Trex quarterly loss balloons to $100 million

August 16, 2000

The wheels have started coming off at Trex Medical. Sales of imaging equipment dived 28% in the third quarter (end July 1). Revenue was $45 million compared to $63 million in the same quarter of 1999. Most spectacular was a net loss of $100 million

The wheels have started coming off at Trex Medical. Sales of imaging equipment dived 28% in the third quarter (end July 1).

Revenue was $45 million compared to $63 million in the same quarter of 1999. Most spectacular was a net loss of $100 million compared with a loss of $14 million in the third quarter last year. Restructuring and related charges accounted for more than $95 million.

“Given the continued decline in Trex Medical’s performance and the planned sale of its individual operating units, during the quarter we wrote down the company’s principal businesses to their estimated disposal value through noncash restructuring charges,” said William J. Webb, Trex Medical’s CEO.

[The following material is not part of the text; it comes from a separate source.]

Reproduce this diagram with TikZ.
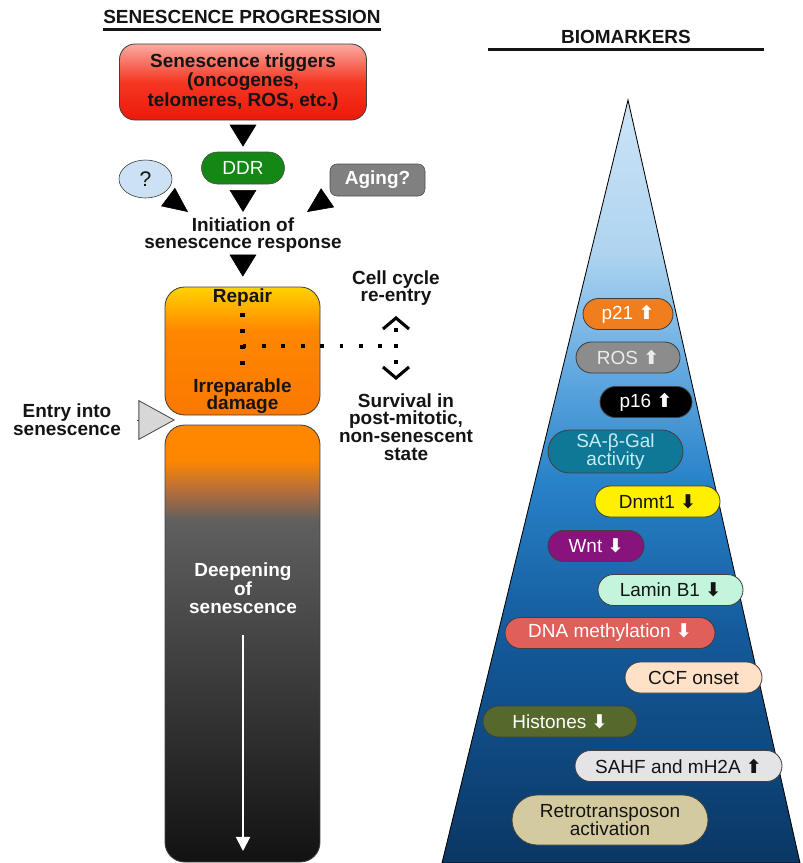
\documentclass[tikz,border=0pt]{standalone}
\usepackage{fontspec}
\setmainfont{Liberation Sans}
\newfontfamily\arrfont{DejaVu Sans}
\usepackage{tikz}
\usetikzlibrary{shapes.geometric,shapes.misc,arrows.meta,calc}
\definecolor{TxtDark}{RGB}{20,20,20}
\definecolor{TrigTop}{RGB}{250,170,160}
\definecolor{TrigMid}{RGB}{245,55,35}
\definecolor{TrigBot}{RGB}{235,25,10}
\definecolor{DdrFill}{RGB}{20,135,20}
\definecolor{QFill}  {RGB}{205,225,245}
\definecolor{AgeFill}{RGB}{128,128,128}
\definecolor{RepTop} {RGB}{255,210,0}
\definecolor{RepMid} {RGB}{255,135,0}
\definecolor{RepBot} {RGB}{250,120,0}
\definecolor{DeepBrn}{RGB}{180,110,60}
\definecolor{DeepGry}{RGB}{95,95,95}
\definecolor{DeepBot}{RGB}{18,18,18}
\definecolor{EntFill}{RGB}{215,215,215}
\definecolor{BioA}{RGB}{205,228,247}
\definecolor{BioB}{RGB}{175,212,240}
\definecolor{BioC}{RGB}{100,170,225}
\definecolor{BioD}{RGB}{40,130,200}
\definecolor{BioE}{RGB}{20,90,155}
\definecolor{BioF}{RGB}{10,55,100}
\definecolor{PilP21} {RGB}{240,125,30}
\definecolor{PilROS} {RGB}{140,140,140}
\definecolor{PilGal} {RGB}{15,120,150}
\definecolor{PilGalT}{RGB}{200,235,245}
\definecolor{PilDnm} {RGB}{255,240,0}
\definecolor{PilWnt} {RGB}{135,20,125}
\definecolor{PilLam} {RGB}{195,245,220}
\definecolor{PilDNA} {RGB}{225,95,90}
\definecolor{PilCCF} {RGB}{255,225,200}
\definecolor{PilHis} {RGB}{85,105,45}
\definecolor{PilSAH} {RGB}{228,228,230}
\definecolor{PilRet} {RGB}{212,202,160}
\pgfdeclareverticalshading{shTrig}{100bp}{color(0bp)=(TrigBot); color(25bp)=(TrigBot); color(50bp)=(TrigMid); color(75bp)=(TrigTop); color(100bp)=(TrigTop)}
\pgfdeclareverticalshading{shRep}{100bp}{color(0bp)=(RepBot); color(25bp)=(RepBot); color(58bp)=(RepMid); color(75bp)=(RepTop); color(100bp)=(RepTop)}
\pgfdeclareverticalshading{shDeep}{100bp}{color(0bp)=(DeepBot); color(25bp)=(DeepBot); color(64bp)=(DeepGry); color(67.5bp)=(DeepBrn); color(71bp)=(RepMid); color(100bp)=(RepMid)}
\pgfdeclareverticalshading{shBio}{100bp}{color(0bp)=(BioF); color(25bp)=(BioF); color(40bp)=(BioE); color(50bp)=(BioD); color(57.5bp)=(BioC); color(65bp)=(BioB); color(75bp)=(BioA); color(100bp)=(BioA)}
\def\pxu{0.025cm}
\newcommand{\upar}{{\arrfont\bfseries ⬆}}
\newcommand{\dnar}{{\arrfont\bfseries ⬇}}
\tikzset{
  nd_hdr/.style={font=\fontsize{13.5}{14}\selectfont\bfseries,inner sep=0pt,text=TxtDark},
  nd_lbl/.style={font=\fontsize{13.5}{12.6}\selectfont\bfseries,align=center,inner sep=0pt,text=TxtDark},
  nd_box/.style={rectangle,rounded corners=11pt,draw=black!75,line width=0.6pt,font=\fontsize{13.5}{12.6}\selectfont\bfseries,align=center,text=TxtDark},
  nd_ddr/.style={rounded rectangle,draw=black!70,fill=DdrFill,text=white,minimum width=83*\pxu,minimum height=32*\pxu,inner sep=0pt,font=\fontsize{13.5}{14}\selectfont},
  nd_q/.style={ellipse,draw=black!80,fill=QFill,minimum width=53*\pxu,minimum height=38*\pxu,inner sep=0pt,font=\fontsize{15}{15}\selectfont,text=TxtDark},
  nd_age/.style={rectangle,rounded corners=5pt,draw=black!70,fill=AgeFill,text=white,minimum width=95*\pxu,minimum height=32*\pxu,inner sep=0pt,font=\fontsize{13.5}{14}\selectfont\bfseries},
  nd_pill/.style={rounded rectangle,draw=black!75,line width=0.6pt,font=\fontsize{13.5}{12.6}\selectfont,align=center,inner sep=0pt,minimum height=31*\pxu},
  arr_tri/.style={line width=0.4pt,-{Triangle[length=15.6pt,width=19pt]}},
  arr_side/.style={line width=0.4pt,-{Triangle[length=17.8pt,width=16.3pt]}},
  arr_ent/.style={draw=black!70,line width=0.6pt,-{Triangle[length=26pt,width=28.4pt,fill=EntFill]}},
  arr_wht/.style={white,line width=1.4pt,-{Triangle[length=10pt,width=10pt]}},
  uline/.style={line width=2.1pt,TxtDark},
  dots/.style={line width=3pt,dash pattern=on 2.8pt off 11pt},
  vdots/.style={line width=3pt,dash pattern=on 2.8pt off 8.6pt},
  chev/.style={line width=2.2pt,line join=miter},
}

\begin{document}
\begin{tikzpicture}[x=0.025cm,y=-0.025cm]
\useasboundingbox (0,0) rectangle (803,863);
% headings
\node[nd_hdr] (hPro) at (242,17) {SENESCENCE PROGRESSION};
\draw[uline] ([yshift=-3.6pt]hPro.south west) -- ([yshift=-3.6pt]hPro.south east);
\node[nd_hdr,minimum width=275*\pxu] (hBio) at (626,37) {BIOMARKERS};
\draw[uline] ([yshift=-3.6pt]hBio.south west) -- ([yshift=-3.6pt]hBio.south east);
% biomarker wedge
\shade[shading=shBio,draw=black,line width=0.6pt] (628,100) -- (800,863) -- (442,863) -- cycle;
% progression
\node[nd_box,shading=shTrig,minimum width=247*\pxu,minimum height=76*\pxu] (trig) at (243,82) {Senescence triggers\\(oncogenes,\\telomeres, ROS, etc.)};
\node[nd_ddr] (ddr) at (243,168) {DDR};
\node[nd_q] (ques) at (145.5,179) {?};
\node[nd_age] (aging) at (377.5,180) {Aging?};
\node[nd_lbl,anchor=north] (init) at (243,217) {Initiation of\\senescence response};
\coordinate (qtip) at (188,212);
\coordinate (atip) at (307,212);
\node[nd_box,shading=shRep,minimum width=155*\pxu,minimum height=128*\pxu,rounded corners=14pt] (rbox) at (242.5,351) {};
\node[nd_lbl] (rep) at (242.5,298) {Repair};
\node[nd_lbl] (irr) at (242.5,396) {Irreparable\\damage};
\node[nd_box,shading=shDeep,minimum width=155*\pxu,minimum height=437*\pxu,rounded corners=14pt] (dbox) at (242.5,643.5) {};
\node[nd_lbl,text=white] (deep) at (243,588) {Deepening\\of\\senescence};
\coordinate (dend) at (243,851);
\node[nd_lbl] (entry) at (67,420) {Entry into\\senescence};
\coordinate (ent) at (175,420);
\node[nd_lbl] (cyc) at (396,288) {Cell cycle\\re-entry};
\node[nd_lbl] (surv) at (406,427) {Survival in\\post-mitotic,\\non-senescent\\state};
\coordinate (jx) at (242.5,346);
\coordinate (jr) at (396,346);
\coordinate (cu) at (396,318);
\coordinate (cd) at (396,378);
% markers
\node[nd_pill,fill=PilP21,text=white,minimum width=90*\pxu] (p21) at (628,314) {p21 \upar};
\node[nd_pill,fill=PilROS,text=white!92!black,minimum width=104*\pxu] (ros) at (628,357.5) {ROS \upar};
\node[nd_pill,fill=black,text=white,minimum width=92*\pxu] (p16) at (646,402) {p16 \upar};
\node[nd_pill,fill=PilGal,text=PilGalT,minimum width=135*\pxu,minimum height=43*\pxu] (gal) at (615.5,451.5) {SA-β-Gal\\activity};
\node[nd_pill,fill=PilDnm,text=TxtDark,minimum width=125*\pxu] (dnmt) at (657.5,501.5) {Dnmt1 \dnar};
\node[nd_pill,fill=PilWnt,text=white,minimum width=96*\pxu] (wnt) at (596,546) {Wnt \dnar};
\node[nd_pill,fill=PilLam,text=TxtDark,minimum width=145*\pxu] (lam) at (670.5,590) {Lamin B1 \dnar};
\node[nd_pill,fill=PilDNA,text=white,minimum width=210*\pxu] (dna) at (610,633) {DNA methylation \dnar};
\node[nd_pill,fill=PilCCF,text=TxtDark,minimum width=137*\pxu] (ccf) at (693.5,677.5) {CCF onset};
\node[nd_pill,fill=PilHis,text=white,minimum width=154*\pxu] (his) at (560,721.5) {Histones \dnar};
\node[nd_pill,fill=PilSAH,text=TxtDark,minimum width=207*\pxu] (sahf) at (678.5,766) {SAHF and mH2A \upar};
\node[nd_pill,fill=PilRet,text=TxtDark,minimum width=196*\pxu,minimum height=50*\pxu] (retro) at (610,820) {Retrotransposon\\activation};
% arrows
\draw[arr_tri,shorten <=3.6pt,shorten >=3.6pt](trig)--(ddr);
\draw[arr_tri,shorten <=4.3pt,shorten >=3.6pt](ddr)--(init);
\draw[arr_side,shorten <=4.5pt](ques.-39)--(qtip);
\draw[arr_side,shorten <=2.1pt](aging.south west)--(atip);
\draw[arr_tri,shorten <=1.4pt,shorten >=7.1pt](init)--(rbox);
\draw[arr_ent,shorten <=11pt](entry)--(ent);
\draw[arr_wht,shorten <=15pt](deep)--(dend);
\draw[vdots,shorten <=4.3pt,shorten >=0.7pt](rep)--(irr);
\draw[dots](jx)--(jr);
\draw[vdots,shorten <=7.1pt,shorten >=9.2pt](cu)--(cd);
\draw[chev]($(cu)+(-13,11)$)--(cu)--($(cu)+(13,11)$);
\draw[chev]($(cd)+(-13,-11)$)--(cd)--($(cd)+(13,-11)$);
\end{tikzpicture}
\end{document}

About $65 million of that write-down was attributed to “goodwill impairment.” Another $20 million in write-downs was assigned to inventory, $3 million to property, plant, and equipment, and about $7 million to deferred tax assessments. Another $1 million was recorded for restructuring.

“The reevaluation of assets establishes a basis that is more consistent with the probable net proceeds from the future sale of the company’s operating units,” Webb said.

He refused to elaborate further, citing legal concerns with the Securities and Exchange Commission related to the impending sale of the company.

Since early 2000, when parent ThermoElectron announced its intent to dispose of Trex Medical, executives at the company have been seeking a buyer.

None has yet been found. As a result, the three principal operating units within Trex Medical will be sold individually, according to Webb.

The buyers of these units will have their hands full trying to reverse the downward sales spiral. Webb attributed the nearly $20 million quarterly drop in sales to decreases in the sale of mammography systems and cardiac cath labs.

Uncertainty about the company’s future was the reason Webb cited for the drop in demand for Trex’s cardiac cath labs. This uncertainty was also partially responsible for reduced mammography sales.

Another contributor to the drop in mammography demand, he said, was a surge in sales the previous year to hospitals and clinics that were upgrading mammography systems to become compliant with the guidelines established by the Mammography Quality Standards Act.

“Though we are still experiencing losses, we are right-sizing the operation to volume expectations,” Webb said. “While Trex Medical has experienced more than its share of change over the last year, we will continue to take the appropriate management actions necessary to control costs and make every effort to align with potential buyers.”